Photovoltaic devices comprise another common type of internal detector. The photovoltaic mechanism requires an internal potential barrier with a built-in electric field to separate a photoexcited hole-electron pair. One example of such a device is the avalanche photodiode (APD), which includes an internal gain mechanism, making it somewhat analogous to a photomultiplier but with the potential for a higher quantum efficiency and a larger bandwidth. The APD utilizes avalanche breakdown, which occurs in a p-n junction of moderate doping levels under reverse bias. In the absence of radiation, the thermally excited carriers normally present in the semiconductor are accelerated within the high field region of the junction to velocities so high that their collisions with lattice atoms transfer electrons by impact ionization from the valence to the conduction band, leaving free holes in the valence band.

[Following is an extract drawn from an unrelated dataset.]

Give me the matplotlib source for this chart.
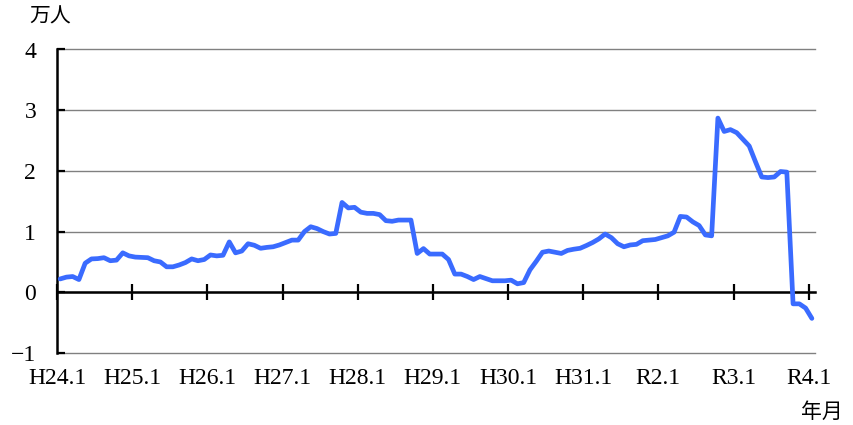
import matplotlib
matplotlib.use("Agg")
import matplotlib.pyplot as plt

# monthly values, H24.1 .. R4.1 (unit: 10,000 people)
values = [
    0.22, 0.25, 0.26, 0.21, 0.48, 0.55, 0.555, 0.57, 0.52, 0.53, 0.65, 0.60,
    0.58, 0.575, 0.57, 0.52, 0.50, 0.42, 0.42, 0.45, 0.49, 0.55, 0.52, 0.54,
    0.615, 0.60, 0.61, 0.83, 0.65, 0.68, 0.80, 0.775, 0.725, 0.74, 0.75, 0.78,
    0.82, 0.86, 0.86, 1.0, 1.08, 1.05, 1.0, 0.96, 0.97, 1.48, 1.39, 1.40,
    1.32, 1.30, 1.30, 1.28, 1.18, 1.17, 1.19, 1.19, 1.19, 0.64, 0.72, 0.63,
    0.63, 0.63, 0.54, 0.30, 0.30, 0.26, 0.21, 0.26, 0.225, 0.19, 0.19, 0.19,
    0.20, 0.14, 0.16, 0.37, 0.51, 0.66, 0.68, 0.66, 0.64, 0.69, 0.71, 0.725,
    0.77, 0.82, 0.88, 0.96, 0.90, 0.80, 0.75, 0.78, 0.79, 0.85, 0.86, 0.87,
    0.90, 0.93, 0.99, 1.25, 1.24, 1.16, 1.10, 0.945, 0.93, 2.87, 2.65, 2.68,
    2.63, 2.52, 2.41, 2.15, 1.90, 1.89, 1.90, 1.99, 1.98, -0.19, -0.19, -0.26,
    -0.43,
]
year_labels = ["H24.1", "H25.1", "H26.1", "H27.1", "H28.1", "H29.1",
               "H30.1", "H31.1", "R2.1", "R3.1", "R4.1"]
y_ticks = [-1, 0, 1, 2, 3, 4]

fonts = ["Liberation Serif", "Noto Sans CJK JP"]
plt.rcParams["font.family"] = fonts

fig = plt.figure(figsize=(8.54, 4.25), dpi=100)
ax = fig.add_axes([57 / 854, 1 - 353 / 425, (815 - 57) / 854, (353 - 49.5) / 425])

months = list(range(len(values)))
ax.plot(months, values, color="#3a6bff", lw=3.4, solid_joinstyle="round",
        solid_capstyle="round", zorder=3)

ax.set_xlim(-0.5, len(values) - 0.5)
ax.set_ylim(-1, 4)

ax.set_yticks(y_ticks)
ax.set_yticklabels([str(v).replace("-", "\u2212") for v in y_ticks], fontsize=17)
ax.grid(axis="y", color="#808080", lw=1.0)
for gl in ax.get_ygridlines():
    gl.set_clip_on(False)
ax.tick_params(axis="y", direction="in", length=6, width=1.6, pad=15)

for s in ["top", "right"]:
    ax.spines[s].set_visible(False)
ax.spines["left"].set_linewidth(1.8)
ax.spines["bottom"].set_position(("data", 0))
ax.spines["bottom"].set_linewidth(1.8)
ax.spines["bottom"].set_zorder(2)

tick_pos = [12 * k - 0.5 for k in range(len(year_labels))]
ax.set_xticks(tick_pos)
ax.tick_params(axis="x", direction="inout", length=12, width=1.6, labelbottom=False)

sec = ax.secondary_xaxis("bottom")
sec.set_xticks(tick_pos)
sec.set_xticklabels(year_labels, fontsize=17)
sec.tick_params(length=0, pad=11)
sec.spines["bottom"].set_visible(False)

fig.text(50 / 854, 1 - 18 / 425, "万人", fontsize=15, ha="center", va="center")
fig.text(822 / 854, 1 - 413 / 425, "年月", fontsize=15, ha="center", va="center")

fig.savefig("out.png", dpi=100)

These freed electrons are then accelerated, collide with other atoms, and free more electron-hole pairs. Thus an avalanche of electrons occurs within the high field region of the junction.
Because avalanching can be initiated by photoexcited electrons or holes, as well as by thermally excited ones, the effect produces an increase in the number of photoexcited carriers. An avalanche photodetector, however, cannot be supplied with sufficient gain to detect single photons. This gain (the number of electrons flowing through the detector circuit per carrier generating photon) must be greater than 10.sup.4. (See A. Rose, An Analysis of Photoconductive Photon Counting, Proc. 3rd Photoconductivity Conf., Page 7 (E. Pell ed. 1969)). In addition, because the impact ionization effect in such a device occurs across the bandgap, the impacting electrons generate both electrons and holes, which each can cause additional electron-hole pairs by further impact ionization. As a result, an avalanche device is basically unstable and statistical variations in the impact ionization process can cause large fluctuations in the gain or multiplication of the device, contributing considerable excess noise.
Because of limitations such as those discussed above, the detectors available in the art are not capable of detecting individual photons in a wide variety of applications where such a detecting capability would be very useful and would facilitate the accomplishment of tasks which cannot be achieved with currently available devices. Such a detection technique would be well received, for example, in the field of infrared astronomy and would find immediate acceptance for use in spectroscopic techniques such as grating spectroscopy, Fourier transform spectroscopy, and Fabry-Perot interferometry.